The "Try Day Friday" program, funded by a grant from the Kohl's Cares Foundation, hopes to incorporate foods that meet new federal nutrition standards, that cafeteria workers can prepare on tight schedules and that schools can fit into even tighter budgets.

"You have to be a little bit more creative in using the commodities and the ingredients that are available to them," said Ryan McGuire, chef instructor at Chef's Academy in Morrisville, who is working with the project.

For example, he made a French toast casserole and a Caesar salad dressing from ingredients he found at Grady Brown Elementary School in Hillsborough.

"The French toast casserole – awesome," fifth-grader Edgar Pabellon said.

"This is awesome. It's really good," fifth-grader Amber Parker said, giving a thumbs-up to crunchy fish wraps.

"I like the salad dressing," fifth-grader Tori Carden said.

Spring Dawson-McClure, a research collaborator with the UNC Center for Health Promotion and Disease Prevention, said getting children excited about trying new foods is important.

"We know that, if kids are brave food explorers, if they're curious, they look at it, they smell it, they taste it when they're ready, that, over the long term, they will make healthier choices," Dawson-McClure said.

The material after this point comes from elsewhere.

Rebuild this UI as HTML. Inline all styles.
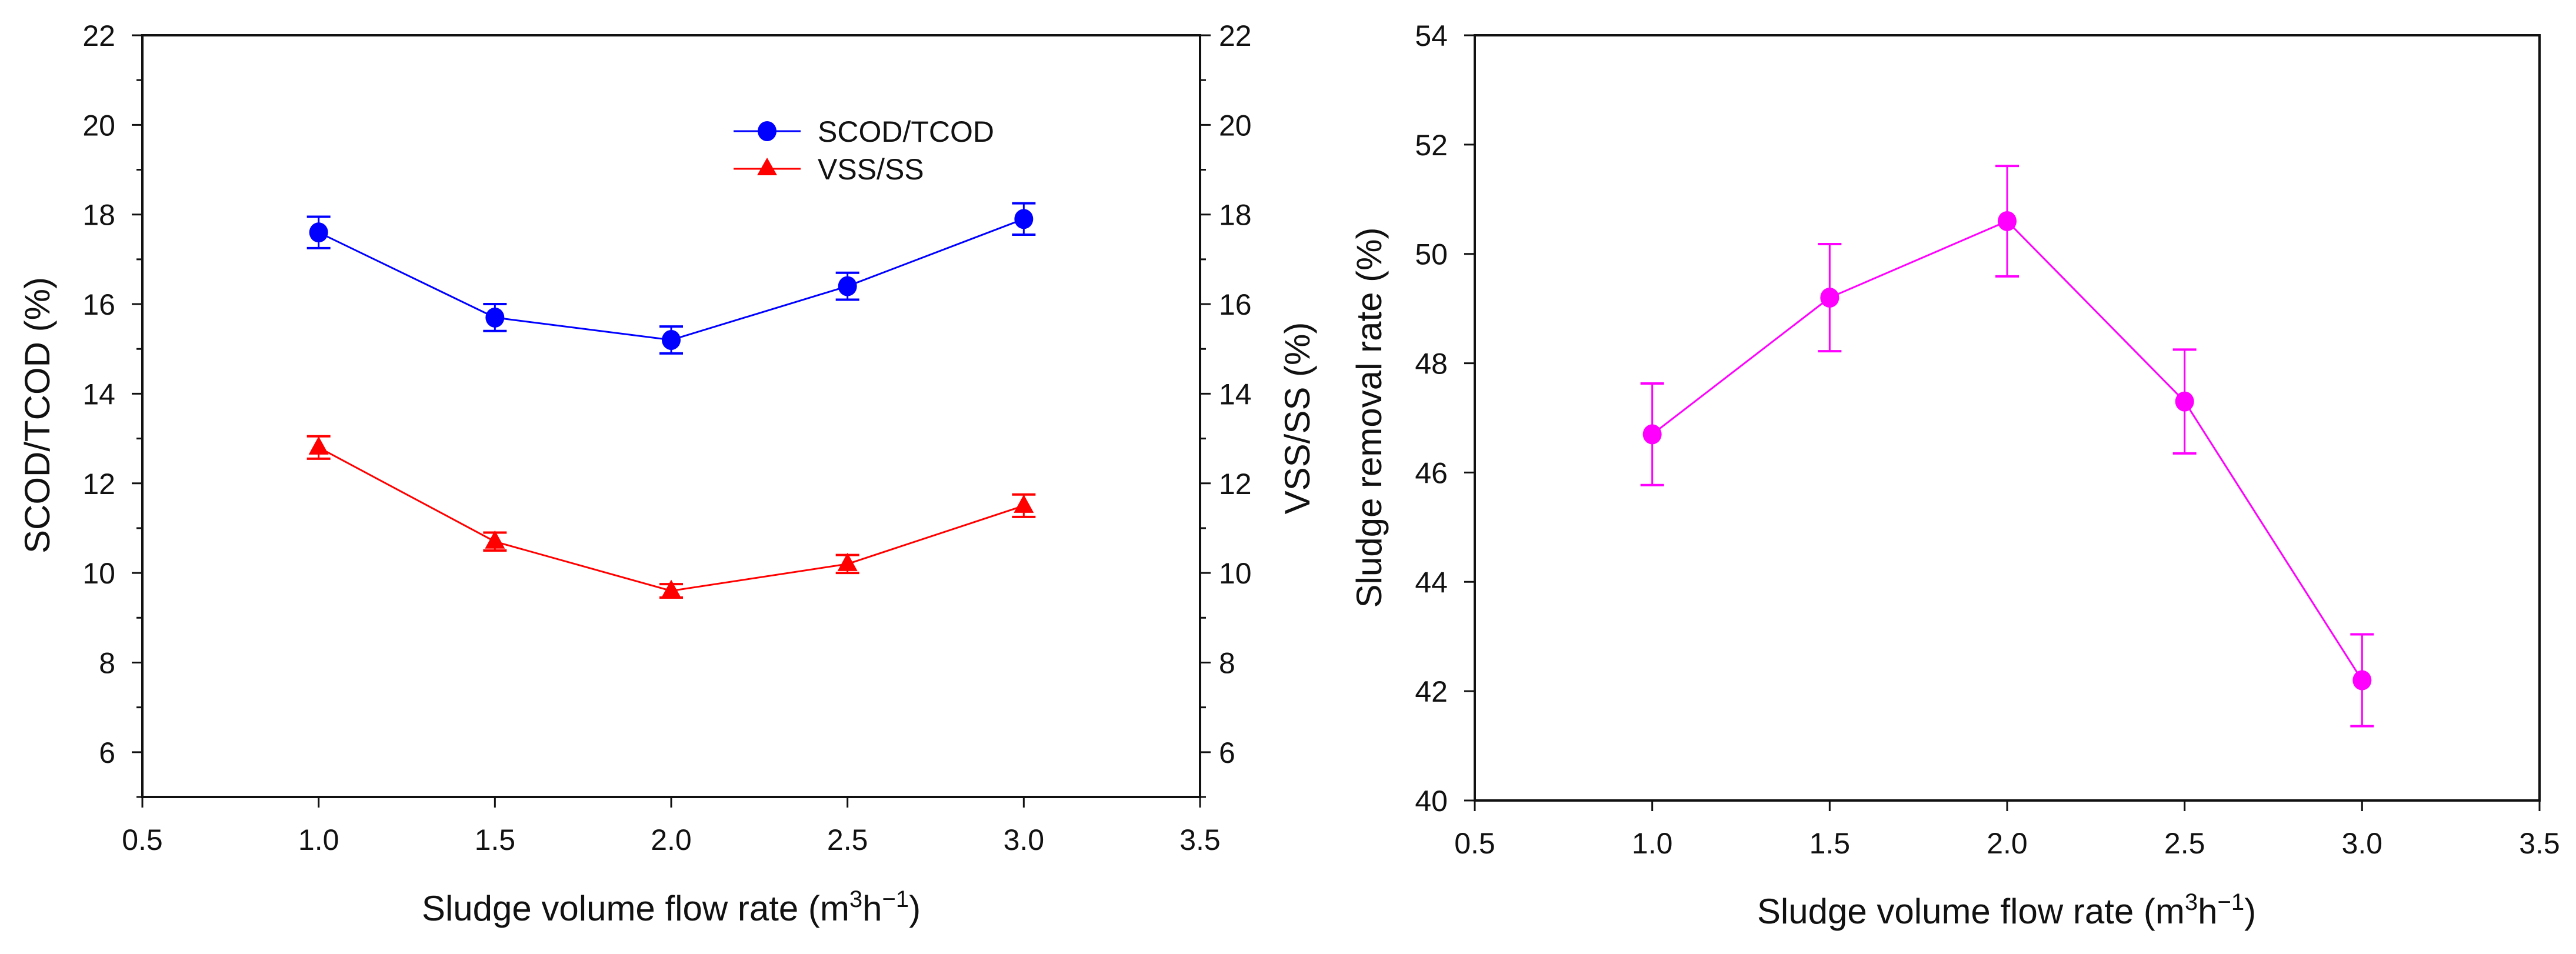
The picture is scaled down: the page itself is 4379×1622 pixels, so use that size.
<!DOCTYPE html>
<html><head><meta charset="utf-8">
<style>
html,body{margin:0;padding:0;background:#fff;}
svg{display:block;font-family:"Liberation Sans",Arial,sans-serif;}
</style></head>
<body>
<svg id="chart" width="4379" height="1622" viewBox="0 0 4379 1622" xmlns="http://www.w3.org/2000/svg"></svg>
<script>
const xCats = [1.0, 1.5, 2.0, 2.5, 3.0];
const scodVals = [17.6, 15.7, 15.2, 16.4, 17.9];
const scodErr = [0.35, 0.3, 0.3, 0.3, 0.35];
const vssVals = [12.8, 10.7, 9.6, 10.2, 11.5];
const vssErr = [0.25, 0.2, 0.15, 0.2, 0.25];
const removalVals = [46.7, 49.2, 50.6, 47.3, 42.2];
const removalErr = [0.93, 0.98, 1.01, 0.95, 0.84];
const xTicks = [0.5, 1.0, 1.5, 2.0, 2.5, 3.0, 3.5];
const xTickLabels = ["0.5","1.0","1.5","2.0","2.5","3.0","3.5"];
const leftYTicks = [6, 8, 10, 12, 14, 16, 18, 20, 22];
const leftYMinor = [5, 7, 9, 11, 13, 15, 17, 19, 21];
const rightYTicks = [40, 42, 44, 46, 48, 50, 52, 54];

const NS = "http://www.w3.org/2000/svg";
const svg = document.getElementById('chart');
function mk(tag, attrs, parent) {
  const e = document.createElementNS(NS, tag);
  for (const k in attrs) e.setAttribute(k, attrs[k]);
  (parent || svg).appendChild(e);
  return e;
}
const L = {x0: 242, x1: 2040, y0: 60, y1: 1355, xmin: 0.5, xmax: 3.5, ymin: 5, ymax: 22};
const R = {x0: 2507, x1: 4317, y0: 60, y1: 1361, xmin: 0.5, xmax: 3.5, ymin: 40, ymax: 54};
function sx(p, v) { return p.x0 + (v - p.xmin) / (p.xmax - p.xmin) * (p.x1 - p.x0); }
function sy(p, v) { return p.y1 - (v - p.ymin) / (p.ymax - p.ymin) * (p.y1 - p.y0); }

function frame(p, name) {
  const g = mk('g', {});
  
  
  mk('rect', {x: p.x0, y: p.y0, width: p.x1 - p.x0, height: p.y1 - p.y0, fill: 'none', stroke: '#111', 'stroke-width': 4}, g);
  xTicks.forEach((t, i) => {
    const x = sx(p, t);
    mk('line', {x1: x, y1: p.y1, x2: x, y2: p.y1 + 18, stroke: '#111', 'stroke-width': 3}, g);
    const tx = mk('text', {x: x, y: p.y1 + 90, 'font-size': 50, 'text-anchor': 'middle', fill: '#111'});
    tx.textContent = xTickLabels[i];
    
    
  });
}
function yAxis(p, name, ticks, minor, side) {
  const xa = side === 'left' ? p.x0 : p.x1;
  const dir = side === 'left' ? -1 : 1;
  ticks.forEach(t => {
    const y = sy(p, t);
    mk('line', {x1: xa, y1: y, x2: xa + dir * 18, y2: y, stroke: '#111', 'stroke-width': 3});
    const tx = mk('text', {x: side === 'left' ? xa - 46 : xa + 32, y: y + 18, 'font-size': 50, 'text-anchor': side === 'left' ? 'end' : 'start', fill: '#111'});
    tx.textContent = String(t);
    
    
  });
  minor.forEach(t => {
    const y = sy(p, t);
    mk('line', {x1: xa, y1: y, x2: xa + dir * 10, y2: y, stroke: '#111', 'stroke-width': 3});
  });
}
function series(p, vals, errs, color, marker, name) {
  const g = mk('g', {});
  
  
  const pts = xCats.map((c, i) => sx(p, c) + ',' + sy(p, vals[i])).join(' ');
  mk('polyline', {points: pts, fill: 'none', stroke: color, 'stroke-width': 3}, g);
  xCats.forEach((c, i) => {
    const x = sx(p, c), yt = sy(p, vals[i] + errs[i]), yb = sy(p, vals[i] - errs[i]);
    mk('line', {x1: x, y1: yt, x2: x, y2: yb, stroke: color, 'stroke-width': 3}, g);
    mk('line', {x1: x - 20, y1: yt, x2: x + 20, y2: yt, stroke: color, 'stroke-width': 4}, g);
    mk('line', {x1: x - 20, y1: yb, x2: x + 20, y2: yb, stroke: color, 'stroke-width': 4}, g);
    const y = sy(p, vals[i]);
    let m;
    if (marker === 'circle') m = mk('ellipse', {cx: x, cy: y, rx: 16, ry: 17, fill: color}, g);
    else m = mk('polygon', {points: (x) + ',' + (y - 19) + ' ' + (x - 17) + ',' + (y + 12) + ' ' + (x + 17) + ',' + (y + 12), fill: color}, g);
    
    
  });
}
function title(x, y, rot, html, name) {
  const t = mk('text', {x: x, y: y, 'font-size': 60, 'text-anchor': 'middle', fill: '#111', transform: rot ? 'rotate(-90 ' + x + ' ' + y + ')' : ''});
  t.innerHTML = html;
  
  
}
const xTitle = 'Sludge volume flow rate (m<tspan dy="-23" font-size="40">3</tspan><tspan dy="23">h</tspan><tspan dy="-23" font-size="40">−1</tspan><tspan dy="23">)</tspan>';

frame(L, 'left-panel');
yAxis(L, 'left-y-axis', leftYTicks, leftYMinor, 'left');
yAxis(L, 'right-y-axis', leftYTicks, leftYMinor, 'right');
series(L, scodVals, scodErr, '#0000ff', 'circle', 'scod-tcod');
series(L, vssVals, vssErr, '#ff0000', 'triangle', 'vss-ss');
title(1141, 1565, false, xTitle, 'left-x-axis-title');
title(84, 706, true, 'SCOD/TCOD (%)', 'left-y-axis-title');
title(2226, 711, true, 'VSS/SS (%)', 'right-y-axis-title');

const lg = mk('g', {});


mk('line', {x1: 1247, y1: 223, x2: 1361, y2: 223, stroke: '#0000ff', 'stroke-width': 3}, lg);
mk('ellipse', {cx: 1304, cy: 223, rx: 16, ry: 17, fill: '#0000ff'}, lg);
const l1 = mk('text', {x: 1390, y: 241, 'font-size': 50, fill: '#111'}, lg);
l1.textContent = 'SCOD/TCOD';


mk('line', {x1: 1247, y1: 287, x2: 1361, y2: 287, stroke: '#ff0000', 'stroke-width': 3}, lg);
mk('polygon', {points: '1304,268 1287,298 1321,298', fill: '#ff0000'}, lg);
const l2 = mk('text', {x: 1390, y: 305, 'font-size': 50, fill: '#111'}, lg);
l2.textContent = 'VSS/SS';



frame(R, 'right-panel');
yAxis(R, 'removal-y-axis', rightYTicks, [], 'left');
series(R, removalVals, removalErr, '#ff00ff', 'circle', 'sludge-removal');
title(3411, 1570, false, xTitle, 'right-x-axis-title');
title(2348, 710, true, 'Sludge removal rate (%)', 'removal-y-axis-title');
</script>
</body></html>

"They just get really excited about it when something new is happening," McGuire said. "They love seeing the chef's outfit. They love seeing new faces in the cafeteria."

School volunteer Helen Roberts said the students enjoy filling out feedback cards for each dish.

"They have the ability to say how they liked it and would you try it again and their comments," Roberts said. "They're very honest about it."

Dawson-McClure said healthier breakfasts and lunches at school will help students focus more in class and put them on the path to healthier eating throughout life.

"Everyone is on board with making school food healthier, with making sure that we’re supporting good health in children, but the reality is that those stricter (federal school nutrition) standards actually make the job really tough," she said.